# Annie is a Cover Girl! -Brag-



## CorgiPaws (Mar 31, 2009)

I know, I know, totally late, but I wanted to show off!!
Annie is on the cover of a Boxerforums calendar, and I personally think she did it well! Yeah, she's pretty much famous. :wink: Not one, not two, but THREE pictures of my little girl on the cover. 

And shes inside of it, too. 

I flipping love Annie. 

Check it out!
Wall Calendar 2010 > "The Org"


----------



## g00dgirl (Nov 18, 2009)

Oh yay! She has the cover all to herself! What a beautiful girl she is


----------



## DaneMama (Jun 27, 2008)

She is super cute! And deserves to have the cover!

I will brag too if you don't mind LOL...Akasha made the month of April in the Rocky Mountain Great Dane Rescue calendar this year too!


----------



## rannmiller (Jun 27, 2008)

Yay your pups are both famous! :biggrin:

Super cute and well-deserved too!


----------



## wags (Jan 31, 2009)

You both have the right to brag! How sweet for both of you! Both dogs are well within the bragging rights! Too cute!:biggrin:


----------



## spookychick13 (Jan 26, 2010)

Wow, what an honor! 

Goes to prove what a beautiful sweet dog she is!!!

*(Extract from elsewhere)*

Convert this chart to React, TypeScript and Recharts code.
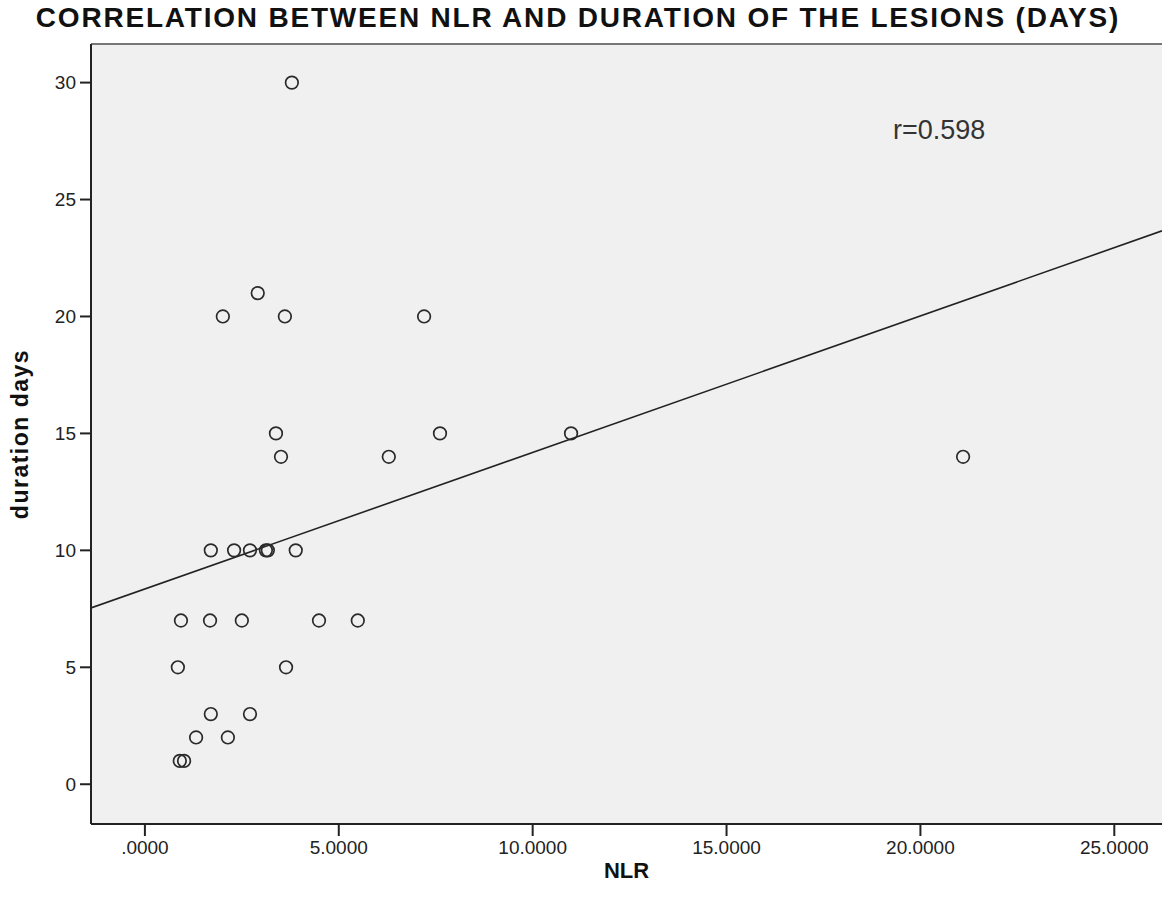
import React from "react";
import {
  ScatterChart,
  Scatter,
  XAxis,
  YAxis,
  ZAxis,
  CartesianGrid,
  ReferenceLine,
  ReferenceArea,
  Label,
} from "recharts";

// NLR value of each patient
const nlr = [
  3.79, 2.91, 2.01, 3.61, 7.2, 3.38, 7.61, 10.99, 3.51, 6.29, 21.1, 1.7, 2.3, 2.71, 3.12,
  3.17, 3.89, 0.93, 1.68, 2.5, 4.49, 5.49, 0.85, 3.64, 1.7, 2.71, 1.32, 2.14, 0.9, 1.01,
];
// duration of the lesions (days), same order
const durationDays = [
  30, 21, 20, 20, 20, 15, 15, 15, 14, 14, 14, 10, 10, 10, 10,
  10, 10, 7, 7, 7, 7, 7, 5, 5, 3, 3, 2, 2, 1, 1,
];

// fitted line, read at the plot edges
const fitX = [-1.39, 26.23];
const fitY = [7.54, 23.66];

const xTicks = [0, 5, 10, 15, 20, 25];
const xTickLabels = [".0000", "5.0000", "10.0000", "15.0000", "20.0000", "25.0000"];
const yTicks = [0, 5, 10, 15, 20, 25, 30];

const X_DOMAIN: [number, number] = [-1.39, 26.23];
const Y_DOMAIN: [number, number] = [-1.7, 31.65];

const FONT = "Arial, 'Liberation Sans', sans-serif";
const INK = "#222";

const points = nlr.map((x, i) => ({ x, y: durationDays[i] }));

const OpenCircle = (props: any) => {
  const { cx, cy } = props;
  if (cx == null || cy == null) return null;
  return <circle cx={cx} cy={cy} r={6.3} fill="none" stroke="#2a2a2a" strokeWidth={1.7} />;
};

export default function App() {
  return (
    <div
      style={{
        position: "absolute",
        left: 0,
        top: 0,
        width: 1162,
        height: 911,
        background: "#fff",
        fontFamily: FONT,
      }}
    >
      <div
        style={{
          position: "absolute",
          left: 0,
          width: 1162,
          top: 2,
          textAlign: "center",
          fontSize: 28,
          fontWeight: "bold",
          color: "#111",
          letterSpacing: 1.8,
        }}
      >
        <span style={{ position: "relative", left: -3 }}>
          CORRELATION BETWEEN NLR AND DURATION OF THE LESIONS (DAYS)
        </span>
      </div>
      <div style={{ position: "absolute", left: 0, top: 0 }}>
        <ScatterChart width={1162} height={911} margin={{ top: 44, right: 0, bottom: 0, left: 0 }}>
          <CartesianGrid fill="#f0f0f0" horizontal={false} vertical={false} />
          <ReferenceLine y={Y_DOMAIN[1]} stroke="#777" strokeWidth={2} ifOverflow="extendDomain" />
          <XAxis
            type="number"
            dataKey="x"
            domain={X_DOMAIN}
            allowDataOverflow
            ticks={xTicks}
            tickFormatter={(v: number) => xTickLabels[xTicks.indexOf(v)] ?? String(v)}
            height={87}
            tickSize={12}
            tickMargin={5}
            axisLine={{ stroke: INK, strokeWidth: 2 }}
            tickLine={{ stroke: INK, strokeWidth: 2 }}
            tick={{ fill: INK, fontSize: 19, fontFamily: FONT }}
          >
            <Label
              value="NLR"
              position="insideBottom"
              offset={33}
              style={{ fontSize: 22, fontWeight: "bold", fill: "#111", fontFamily: FONT }}
            />
          </XAxis>
          <YAxis
            type="number"
            dataKey="y"
            domain={Y_DOMAIN}
            allowDataOverflow
            ticks={yTicks}
            width={91}
            tickSize={11}
            tickMargin={4}
            axisLine={{ stroke: INK, strokeWidth: 2 }}
            tickLine={{ stroke: INK, strokeWidth: 2 }}
            tick={{ fill: INK, fontSize: 19, fontFamily: FONT }}
          >
            <Label
              value="duration days"
              angle={-90}
              position="insideLeft"
              offset={20}
              style={{
                fontSize: 23,
                fontWeight: "bold",
                fill: "#111",
                fontFamily: FONT,
                textAnchor: "middle",
                letterSpacing: 1.5,
              }}
            />
          </YAxis>
          <ZAxis range={[100, 100]} />
          <ReferenceLine
            segment={[
              { x: fitX[0], y: fitY[0] },
              { x: fitX[1], y: fitY[1] },
            ]}
            stroke="#222"
            strokeWidth={1.6}
            ifOverflow="hidden"
          />
          <Scatter data={points} shape={OpenCircle} isAnimationActive={false} />
          <ReferenceArea
            x1={X_DOMAIN[0]}
            x2={X_DOMAIN[1]}
            y1={Y_DOMAIN[0]}
            y2={Y_DOMAIN[1]}
            fill="none"
            stroke="none"
            ifOverflow="hidden"
            label={{
              value: "r=0.598",
              position: "insideTopRight",
              offset: 0,
              content: (p: any) => {
                const vb = p.viewBox || {};
                return (
                  <text x={vb.x + 802} y={vb.y + 95} fontSize={27} fill="#333" fontFamily={FONT}>
                    r=0.598
                  </text>
                );
              },
            }}
          />
        </ScatterChart>
      </div>
    </div>
  );
}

Let's just hope she doesn't get too much of an ego now.

"No photos, please!"


----------



## spookychick13 (Jan 26, 2010)

danemama08 said:


> She is super cute! And deserves to have the cover!
> 
> I will brag too if you don't mind LOL...Akasha made the month of April in the Rocky Mountain Great Dane Rescue calendar this year too!


Congrats to you too!

Flip will never be a cover boy for rescue poodles. 
The poodle folks are a bit snotty and don't like him because his coloring is wrong and he
doesn't have a continental clip..or even a traditional poodle clip. I am guessing they think he looks too much like a 'doodle.


----------



## DaneMama (Jun 27, 2008)

I think he is perfectly handsome...and would definitely include him in a calendar. I personally think that they show cut poodles are kinda ridiculous looking...hard to take them seriously LOL :wink:

Actually I really, really want to get a "Dog of the Month" contest going and each dog that wins the month gets that month in the calendar, but I have yet to hear back from the site owner about getting that forum set up. I might just start a stickied thread in the General Chat forum with each months contest...what do you all think of that idea?


----------



## StdPoo Dad (Jun 7, 2009)

I'm a poodle owner, but I guess I'm not a "poodle folk" cause I *hate* those stupid show cuts. IMO, they are one of the most grotesque things I've seen.
The only cut that Seamus or any poodle of mine will ever have is a puppy cut. 
I don't *even* want to get into my feelings about conformation and the need to have a poodle cut, etc.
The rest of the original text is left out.